Like many Barbadians, I am exceedingly proud of the bold step which this nation is taking as we embark on our journey to republicanism. It is with that patriotic spirit that I watched the proceedings of the Houses of Parliament as they elected the first President of our coming Republic. I had hoped, like many, that the day would be one of joyous celebration, for we have waited so long for this moment, as well as solemn reflection, as we contemplate the journey thus far and where we have yet to go. It was a day designed to be bereft of partisan rancour, a day for unbridled patriotism.
Ultimately however, that was not entirely the case. In particular, one gentleman, your Leader of Opposition Business in the Senate, sought to bring the entire dignified proceedings into disrepute, in the process affronting the Parliament, the country and indeed, you, as his Leader. While I would never presume to tell you how to exercise your constitutional duties, it no doubt appears that there is no choice but to either ask the gentleman for his resignation, and if he refuses, to recommend to the Governor General that he be replaced in the Senate. I take no delight in that position, but it is the only way to staunch the bleeding. I rest this contention upon three principal grounds.

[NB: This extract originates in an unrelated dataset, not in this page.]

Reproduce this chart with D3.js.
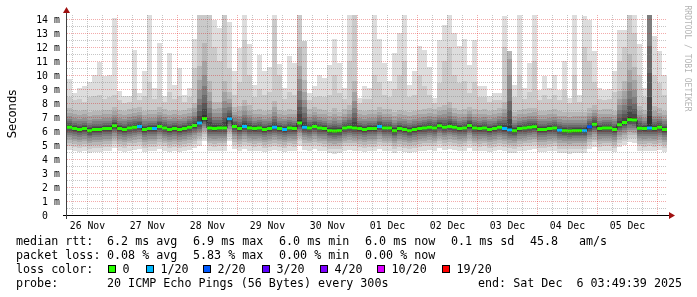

Firstly, the gentleman has repeatedly been publicly at variance with you. In our system of government, the parliamentary leader and members of his frontbench must be in lockstep. This is particularly so in the Senate, where those appointed on your recommendation, are entirely dependent upon you for their continued service. While disagreement is par for the course, the matter before us is not a resolution to acquire land. The constitutional ordering of this nation at its highest level is of such paradigmatic importance, that any disagreement on that, means that there is an irredeemable loss of confidence on the part of both parties, for how can you agree on the ‘little things’ if the ‘biggest thing’ is so contentious. A man cannot be led by a person in whom he does not confidence, nor can a man lead another in whom he has no confidence. Little wonder then that in comments to the press, he delivered of himself a fatal remark, that to partake in the process would have made him “look like a fool”. Sir, you participated in the process, in fact you advanced a joint nomination. Sir, you cannot lead a man who thinks you to be a fool.
Further, the reasons advanced for his conduct are disingenuous at best. The gentleman pretends that his issue was with the ballot. The fact is, however, that there never would have been a ballot, unless he objected (note that in Trinidad, there is no constitutional provision to allow objections when there is only one candidate). Did he object in order to have a ballot so that he could again object? Is that the philosophy of the PdP: mindless objection? He alleged to the press that there was no way for him to vote against if he wanted to. We now know that not to be true. The Parliament makes rules to regulate itself, and parliamentarians were instructed that with the ballot paper, they could have indicated approval, disapproval or abstention, with a tick, an x or ‘abstain’. What then is the true reason for his conduct?
Worst of all, the gentleman cast a long shadow over one of this country’s most historic days. A survey of the social media platforms suggests that the national conversation was not dominated by this country decisively reaffirming our confidence in ourselves or by the fact that a young woman from St. Philip would be this country’s first President. No sir, these events were seemingly overshadowed by the gentleman’s conduct. Whether it was his intention or not, his conduct gave rise to this distraction. This, perhaps, is his greatest sin. That on a day that was about Barbados, about all of us, about our past and our future, about hope tempered by pragmatism, we discussed none of these things, we discussed a single man all day.
I don’t know when, but at some point, we began to think that democracy is an adversarial blood sport of scorched earth tactics. I say, emphatically, that it is not. That if we want a solid democracy as we transition to republican status, we must have politicians who exercise maturity, who can disagree with dignity and honestyand still reach across the aisle in times of national crisis and times of national pride. That is the democracy to which we ought always to aspire.
The gentleman may continue to disagree with everything, as is the right of any in this country, but like the rest of us, he can do so outside of the precincts of Parliament, where will not affront our democracy and our nation.
Bishop Atherley, I know you to be a man with an abiding love for our nation. Every second that this iniquity persists is a stain on this country. The people of Barbados do not deserve this. I ask you, sir, simply, to do the right thing.